…As Marketers embrace local production, dump importation
The VP Crude Oil, Argus Media, James Gooder has highlighted that competition will play a key role in reducing the fuel pump price in Nigeria.
James spoke during a quarterly webinar organised by the Major Energy Marketers Association of Nigeria (MEMAN) for energy editors.
Speaking, James noted that globally crude prices have been falling with Gasoline prices being the lowest.
He further noted that the coming on board of the Port-Harcourt Refinery will boost competition in the country noting that a monopolised market is dangerous for the consumers and the industry.
He added that with the increased capacity for exports of crude products, it will boost the country’s foreign earnings and ultimately impact the price of fuel commodities.

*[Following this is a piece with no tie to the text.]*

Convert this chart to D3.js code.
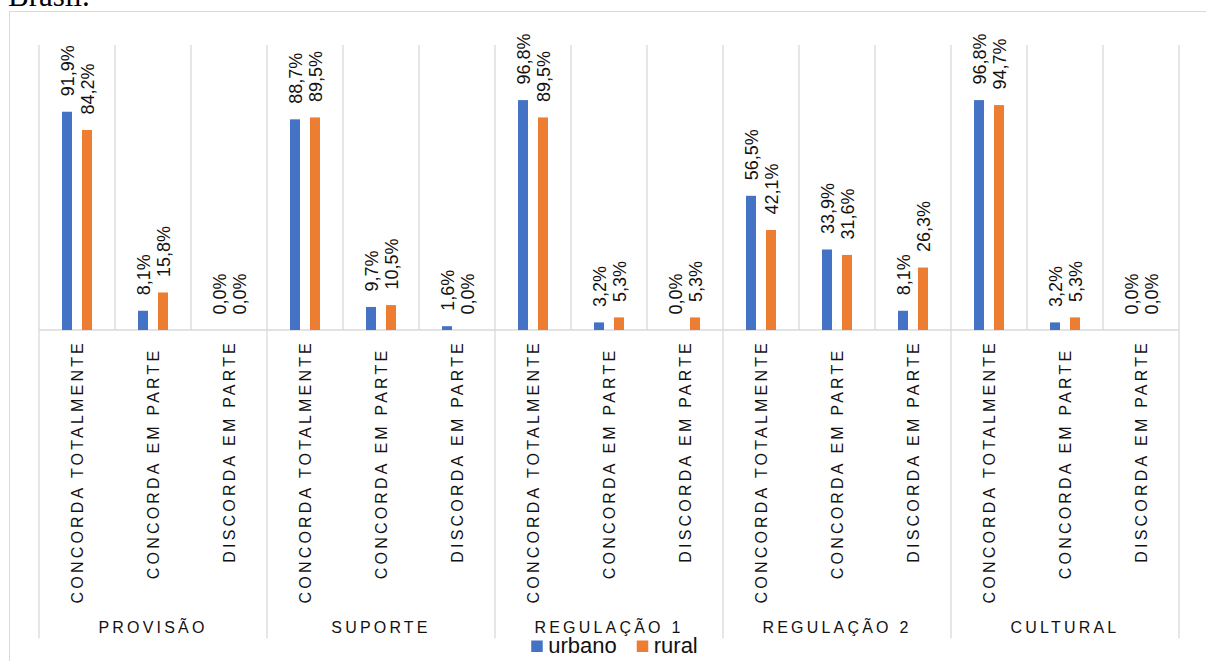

In his own remarks, CEO of MEMAN, Clement Isong, represented by Head of Economic Intelligence Research Regulation, Ogechi Nkwoji, revealed that members of the association have embraced sourcing for Petroleum products locally rather than importing.
The MEMAN CEO highlighted that while MEMAN members have licenses to import PMS introduced by the Nigerian Midstream and Downstream Petroleum Regulatory Authority (NMDPRA), but have in recent time relied on local supply from Dangote Refinery due to the competitive market framework already in place.
Nkwoji noted that products lifted from Dangote Refinery were transported via trucks and vessels to marketers’ facilities in Lagos, highlighting the operational flexibility within the supply chain.
Providing a detailed breakdown of volumes lifted during the 10 weeks, Isong stated that MEMAN members loaded 29,468,333 litres in Week 38 (September 16–22, 2024), followed by 20,843,322 litres in Week 39 and 27,236,283 litres in Week 40.
Explaining the factors responsible for petrol pricing , Isong explained that critical cost components include the jetty location, such as ASPM, and a standard product quantity benchmarked at 38,000 metric tonnes.
He said, “The pricing methodology relies on the Argus Gasoline Euro-Bob benchmark for West African deliveries, combined with an average premium.”
“The exchange rate is derived from the Central Bank of Nigeria’s (CBN) weighted average rate within the Nigerian Foreign Exchange Market (NFEM), which significantly impacts the final price,” he said.
He added further that finance charges contribute heavily to the cost structure, pegged at 32 percent per annum over a 30-day cycle.
“Other local charges include those imposed by the Nigerian Ports Authority (NPA) for services such as towage, berthage, and cargo handling, as well as contributions to NIMASA at 2 percent of local freight and regulatory fees from the Nigerian Midstream and Downstream Petroleum Regulatory Authority (NMDPRA), which add a combined 1 percent levy,” Isong said.